We have seen how Father Jakob Rem held a knotted matrimonial ribbon up before an icon of Our Lady of the Snows. Once he unknotted the ribbon, it became dazzling white. This was taken as a sign of Mary hearing his prayer on behalf of the troubled couple, Wolfgang Langenmantel and his wife, Sofia. 85 years later, in 1700, Wolfgang’s grandson, Father Heironymus Ambrosius Langenmantel, commissioned Johann Melchior Georg Schmidter to create a portrait which was representative of the Lagenmantek family, to be placed behind a family altar in the Church of St. Peter am Perlach. This altar was to be dedicated to Our Lady of Good Counsel.
In the 5th century, during the reign of Pope Sixtus III, the town of Genazzano, about, 30 miles south of Rome, had contributed a large portion of its revenue for the Roman basilica now known as Santa Maria Maggiore. In appreciation, a church, called Santa Maria, was built in Genazzano and was later entrusted to the Augustinian Order in 1356. The Genazzano church became a popular place of pilgrimage. Numerous cures were said to take place there. The Augustinian friars were invited to minister to the spiritual needs of the pilgrims. They continue to serve there to this day. According to tradition, the story is said to have begun in 1467. By then the church was in dire need of repair. A local widow, Petruccia, was dedicated to the restoration project, but ran out of funds before the task was completed.

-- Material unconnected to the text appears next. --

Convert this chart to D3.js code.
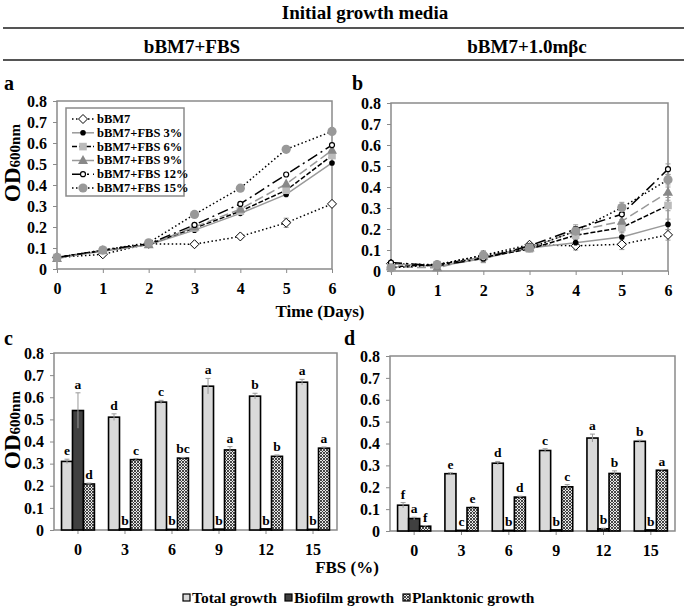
<!DOCTYPE html>
<html><head><meta charset="utf-8">
<script src="https://cdn.jsdelivr.net/npm/d3@7"></script>
<style>
body{margin:0;background:#fff;}
svg{display:block;}
svg text{font-family:"Liberation Serif","Times New Roman",serif;font-weight:bold;}
</style></head><body>
<svg id="chart" width="685" height="610"></svg>
<script>
// ---------- DATA ----------
const days = [0,1,2,3,4,5,6];
const seriesNames = ["bBM7","bBM7+FBS 3%","bBM7+FBS 6%","bBM7+FBS 9%","bBM7+FBS 12%","bBM7+FBS 15%"];
const yTicks = [0,0.1,0.2,0.3,0.4,0.5,0.6,0.7,0.8];
// panel a (bBM7+FBS)
const a_bBM7  = [0.055,0.070,0.120,0.118,0.155,0.220,0.310];
const a_fbs3  = [0.055,0.085,0.115,0.185,0.265,0.355,0.505];
const a_fbs6  = [0.055,0.088,0.118,0.195,0.275,0.375,0.540];
const a_fbs9  = [0.050,0.088,0.115,0.200,0.285,0.405,0.565];
const a_fbs12 = [0.055,0.090,0.120,0.210,0.310,0.450,0.590];
const a_fbs15 = [0.055,0.090,0.125,0.260,0.385,0.570,0.655];
const a_errBM7 = [0.003,0.005,0.005,0.005,0.008,0.022,0.005];
// panel b (bBM7+1.0mβc)
const b_bBM7  = [0.035,0.030,0.075,0.125,0.120,0.127,0.172];
const b_fbs3  = [0.035,0.022,0.060,0.110,0.135,0.162,0.222];
const b_fbs6  = [0.020,0.030,0.065,0.105,0.170,0.207,0.312];
const b_fbs9  = [0.020,0.015,0.070,0.110,0.190,0.237,0.375];
const b_fbs12 = [0.040,0.025,0.060,0.120,0.200,0.270,0.485];
const b_fbs15 = [0.015,0.030,0.075,0.110,0.190,0.302,0.435];
const b_err   = [0.005,0.005,0.02,0.008,0.02,0.025,0.025];
// panels c, d (bars)
const fbsLevels = ["0","3","6","9","12","15"];
const barSeries = ["Total growth","Biofilm growth","Planktonic growth"];
const c_total = [0.310,0.510,0.578,0.650,0.605,0.668];
const c_biofilm = [0.540,0.005,0.003,0.004,0.005,0.003];
const c_plank = [0.208,0.318,0.325,0.362,0.333,0.370];
const c_errTotal = [0.010,0.015,0.008,0.035,0.013,0.013];
const c_errBiofilm = [0.080,0,0,0,0,0];
const c_errPlank = [0.004,0.005,0.003,0.015,0.006,0.005];
const c_letters = [["e","a","d"],["d","b","c"],["c","b","bc"],["a","b","a"],["b","b","b"],["a","b","a"]];
const d_total = [0.118,0.262,0.310,0.368,0.425,0.410];
const d_biofilm = [0.057,0.003,0.003,0.005,0.010,0.005];
const d_plank = [0.022,0.107,0.155,0.202,0.263,0.278];
const d_errTotal = [0.012,0.004,0.008,0.008,0.018,0.005];
const d_errBiofilm = [0.006,0,0,0,0.003,0];
const d_errPlank = [0.003,0.005,0.004,0.010,0.012,0.003];
const d_letters = [["f","a","f"],["e","c","e"],["d","b","d"],["c","b","c"],["a","b","b"],["b","b","a"]];

// ---------- STYLES ----------
const FONT = "Liberation Serif, Times New Roman, serif";
const styles = [
  {stroke:"#000", dash:"1.5,2.5", marker:"diamond", fill:"#fff", mstroke:"#000"},
  {stroke:"#999", dash:null,      marker:"circleS", fill:"#000", mstroke:"#000"},
  {stroke:"#000", dash:"5,2",     marker:"square",  fill:"#bbb", mstroke:"#bbb"},
  {stroke:"#999", dash:"9,4",     marker:"triangle",fill:"#888", mstroke:"#888"},
  {stroke:"#000", dash:"11,4,2,4",marker:"circleO", fill:"#fff", mstroke:"#000"},
  {stroke:"#000", dash:"1.5,2.5", marker:"circleL", fill:"#999", mstroke:"#999"}
];
const frameColor = "#8a8a8a";
const svg = d3.select("#chart");
svg.append("rect").attr("width",685).attr("height",610).attr("fill","#fff");

const defs = svg.append("defs");
const pat = defs.append("pattern").attr("id","hatch").attr("patternUnits","userSpaceOnUse")
  .attr("width",3).attr("height",3);
pat.append("rect").attr("width",3).attr("height",3).attr("fill","#e8e8e8");
pat.append("path").attr("d","M0,0L3,3M3,0L0,3").attr("stroke","#333").attr("stroke-width",0.9);

// ---------- HEADER ----------
svg.append("text").attr("x",365).attr("y",19).attr("text-anchor","middle").attr("font-size",19).text("Initial growth media");
svg.append("line").attr("x1",3).attr("x2",684).attr("y1",28).attr("y2",28).attr("stroke","#555").attr("stroke-width",1.8);
svg.append("text").attr("x",192).attr("y",53).attr("text-anchor","middle").attr("font-size",19).text("bBM7+FBS");
svg.append("text").attr("x",527).attr("y",53).attr("text-anchor","middle").attr("font-size",19).text("bBM7+1.0mβc");
svg.append("line").attr("x1",3).attr("x2",684).attr("y1",60).attr("y2",60).attr("stroke","#555").attr("stroke-width",1.8);

const panelLetter = (x,y,t)=>svg.append("text").attr("x",x).attr("y",y).attr("font-size",20).text(t);
panelLetter(4,90,"a"); panelLetter(352,90,"b"); panelLetter(4,345,"c"); panelLetter(344,345,"d");

function yTitle(x,y){
  const t = svg.append("text").attr("transform",`translate(${x},${y}) rotate(-90)`).attr("text-anchor","middle");
  t.append("tspan").attr("font-size",23).text("OD");
  t.append("tspan").attr("font-size",15).text("600nm");
}
yTitle(20,163); yTitle(20,430);

function frame(x0,x1,y0,y1){
  svg.append("rect").attr("x",x0).attr("y",y1).attr("width",x1-x0).attr("height",y0-y1)
    .attr("fill","none").attr("stroke",frameColor).attr("stroke-width",1.5);
}
function styleAxis(g){
  g.attr("font-family",FONT).attr("font-size",16).attr("font-weight","bold");
  g.select(".domain").remove();
  g.selectAll(".tick line").attr("stroke",frameColor);
  g.selectAll("text").attr("fill","#000").attr("font-family",FONT);
}
function yAxis(y,x0){
  const g = svg.append("g").attr("transform",`translate(${x0},0)`)
    .call(d3.axisLeft(y).tickValues(yTicks).tickSize(4).tickPadding(6).tickFormat(d=>d===0?"0":d3.format(".1f")(d)));
  styleAxis(g);
}

// ---------- LINE PANELS ----------
function marker(g,type,x,y,st){
  if(type==="diamond"){
    g.append("path").attr("d",`M${x},${y-4.5}L${x+4.5},${y}L${x},${y+4.5}L${x-4.5},${y}Z`).attr("fill",st.fill).attr("stroke",st.mstroke).attr("stroke-width",1);
  } else if(type==="circleS"){
    g.append("circle").attr("cx",x).attr("cy",y).attr("r",2.8).attr("fill",st.fill);
  } else if(type==="square"){
    g.append("rect").attr("x",x-3.8).attr("y",y-3.8).attr("width",7.6).attr("height",7.6).attr("fill",st.fill);
  } else if(type==="triangle"){
    g.append("path").attr("d",`M${x},${y-5.5}L${x+5},${y+3.5}L${x-5},${y+3.5}Z`).attr("fill",st.fill);
  } else if(type==="circleO"){
    g.append("circle").attr("cx",x).attr("cy",y).attr("r",2.5).attr("fill",st.fill).attr("stroke",st.mstroke).attr("stroke-width",1.2);
  } else if(type==="circleL"){
    g.append("circle").attr("cx",x).attr("cy",y).attr("r",4.6).attr("fill",st.fill);
  }
}
function linePanel(x0,x1,y0,y1,series,errs){
  const x = d3.scaleLinear().domain([0,6]).range([x0,x1]);
  const y = d3.scaleLinear().domain([0,0.8]).range([y0,y1]);
  frame(x0,x1,y0,y1);
  yAxis(y,x0);
  const gx = svg.append("g").attr("transform",`translate(0,${y0})`)
    .call(d3.axisBottom(x).tickValues(days).tickSize(4).tickPadding(10).tickFormat(d3.format("d")));
  styleAxis(gx);
  const g = svg.append("g");
  series.forEach((vals,i)=>{
    const e = errs[i];
    if(!e) return;
    vals.forEach((v,j)=>{
      if(e[j]<=0.004) return;
      g.append("line").attr("x1",x(days[j])).attr("x2",x(days[j])).attr("y1",y(v-e[j])).attr("y2",y(v+e[j])).attr("stroke","#999").attr("stroke-width",1);
      [v-e[j],v+e[j]].forEach(t=>g.append("line").attr("x1",x(days[j])-2.5).attr("x2",x(days[j])+2.5).attr("y1",y(t)).attr("y2",y(t)).attr("stroke","#999").attr("stroke-width",1));
    });
  });
  const line = d3.line().x((d,j)=>x(days[j])).y(d=>y(d));
  series.forEach((vals,i)=>{
    const st = styles[i];
    g.append("path").attr("d",line(vals)).attr("fill","none").attr("stroke",st.stroke).attr("stroke-width",1.5)
      .attr("stroke-dasharray",st.dash);
  });
  series.forEach((vals,i)=>{
    vals.forEach((v,j)=>marker(g,styles[i].marker,x(days[j]),y(v),styles[i]));
  });
}
linePanel(57,332,269,101,[a_bBM7,a_fbs3,a_fbs6,a_fbs9,a_fbs12,a_fbs15],[a_errBM7,null,null,null,null,null]);
linePanel(391,668,271,103,[b_bBM7,b_fbs3,b_fbs6,b_fbs9,b_fbs12,b_fbs15],[b_err,b_err,b_err,b_err,b_err,b_err]);

// legend in panel a
const lg = svg.append("g");
lg.append("rect").attr("x",66).attr("y",108).attr("width",118).attr("height",88).attr("fill","#fff").attr("stroke",frameColor).attr("stroke-width",1.5);
seriesNames.forEach((n,i)=>{
  const yy = 119 + i*13.8;
  const st = styles[i];
  lg.append("line").attr("x1",72).attr("x2",94).attr("y1",yy).attr("y2",yy).attr("stroke",st.stroke).attr("stroke-width",1.5).attr("stroke-dasharray",st.dash);
  marker(lg,st.marker,83,yy,st);
  lg.append("text").attr("x",97).attr("y",yy+4).attr("font-size",12.5).text(n);
});
svg.append("text").attr("x",320).attr("y",317).attr("text-anchor","middle").attr("font-size",17).text("Time (Days)");

// ---------- BAR PANELS ----------
function barPanel(x0,x1,y0,y1,tot,bio,pl,eT,eB,eP,letters){
  const x = d3.scaleBand().domain(fbsLevels).range([x0,x1]).paddingInner(0.3).paddingOuter(0.16);
  const xs = d3.scaleBand().domain(barSeries).range([0,x.bandwidth()]);
  const y = d3.scaleLinear().domain([0,0.8]).range([y0,y1]);
  frame(x0,x1,y0,y1);
  yAxis(y,x0);
  const gx = svg.append("g").attr("transform",`translate(0,${y0})`).call(d3.axisBottom(x).tickSize(4).tickPadding(10));
  styleAxis(gx);
  const fills = ["#d9d9d9","#404040","url(#hatch)"];
  const vals = [tot,bio,pl], errs=[eT,eB,eP];
  const g = svg.append("g");
  fbsLevels.forEach((lvl,i)=>{
    barSeries.forEach((s,k)=>{
      const v = vals[k][i], e = errs[k][i];
      const bx = x(lvl)+xs(s), bw = xs.bandwidth();
      g.append("rect").attr("x",bx).attr("y",y(v)).attr("width",bw).attr("height",y0-y(v))
        .attr("fill",fills[k]).attr("stroke","#000").attr("stroke-width",1.6);
      if(e>0){
        const cx = bx+bw/2;
        g.append("line").attr("x1",cx).attr("x2",cx).attr("y1",y(v-e)).attr("y2",y(v+e)).attr("stroke","#999").attr("stroke-width",1);
        g.append("line").attr("x1",cx-2.5).attr("x2",cx+2.5).attr("y1",y(v+e)).attr("y2",y(v+e)).attr("stroke","#999").attr("stroke-width",1);
      }
      g.append("text").attr("x",bx+bw/2).attr("y",y(v+e)-4).attr("text-anchor","middle").attr("font-size",13.5).text(letters[i][k]);
    });
  });
}
barPanel(54,337,530,353,c_total,c_biofilm,c_plank,c_errTotal,c_errBiofilm,c_errPlank,c_letters);
barPanel(390,675,531,356,d_total,d_biofilm,d_plank,d_errTotal,d_errBiofilm,d_errPlank,d_letters);
svg.append("text").attr("x",347).attr("y",573).attr("text-anchor","middle").attr("font-size",17).text("FBS (%)");

// bottom legend
const bfills = ["#d9d9d9","#404040","url(#hatch)"];
const bx = [183,285,403];
barSeries.forEach((s,k)=>{
  svg.append("rect").attr("x",bx[k]).attr("y",594).attr("width",7).attr("height",7).attr("fill",bfills[k]).attr("stroke","#000").attr("stroke-width",1.2);
  svg.append("text").attr("x",bx[k]+9).attr("y",603).attr("font-size",15.5).text(s);
});
</script></body></html>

In the midst of the festivities for the Feast of Saint Mark, the townfolk suddenly heard "exquisite music." A mysterious cloud was then said to have descended on the unfinished wall of the parish church. In front of the people, the cloud dissipated and a beautiful fresco, no thicker than a carte-de-visite, a photographic likeness mounted on a card, formerly of the size of a visiting-card,. also called card-picture and card, and no more than eighteen inches square, of the Virgin Mary and the Christ Child was revealed. It was widely believed that it had been miraculously transported from a church in Scutari, Albania just prior to its invasion by the Ottomans. The picture of Our Lady was at first called "La Madonna del Paradiso" and now better known as "Madonna del Buon Consiglio" (Our Lady of Good Counsel).
Such was the holy image's reputation that Pope Urban VIII made a "glittering" pilgrimage there in 1630, invoking the protection of the Queen of Heaven, as did Pope Pius IX in 1864. On 17 November 1682, Pope Innocent XI had the picture solemnly crowned. Among her noted visitors have been St Aloysius Gonzaga, St Alphonsus Liguori, St John Bosco, and Blessed Stephen Bellesini.
In 1753, Pope Benedict XIV established the Pious Union of Our Lady of Good Counsel. Leo XIII, who was himself a member of the pious union, was deeply attached to this devotion.
The Augustinian Order contributed to the spread of this devotion internationally. The small Scapular of Our Lady of Good Counsel (the White Scapular) was presented by the Hermits of St Augustine to Pope Leo XIII, who, on 19–21 December 1893, approved it and endowed it with indulgences in a Decree of the Congregation of Rites.
On the front panel of the sacramental (to be made of white wool) is the image of the fresco of Our Lady of Good Counsel, with the inscription, "Mater boni consilii [ora pro nobis]." On the second segment is found the papal coat-of-arms, which includes the Triple Tiara and the Keys of Heaven, with the words of Leo XIII: "Fili acquisce consiliis ejus" (Child, listen to her counsels).
On 22 April 1903, Pope Leo XIII included the invocation "Mater boni consilii" in the Litany of Loreto. In 1939, Venerable Pope Pius XII placed his pontificate under the maternal care of Our Lady of Good Counsel and composed a prayer to her.
Through the years, various institutions have been named in honor of Mary under the title of Our Lady of Good Counsel. These institutions include a college, high schools, and churches.
Her Feast is celebrated on 26 April so as not to conflict with that of St. Mark.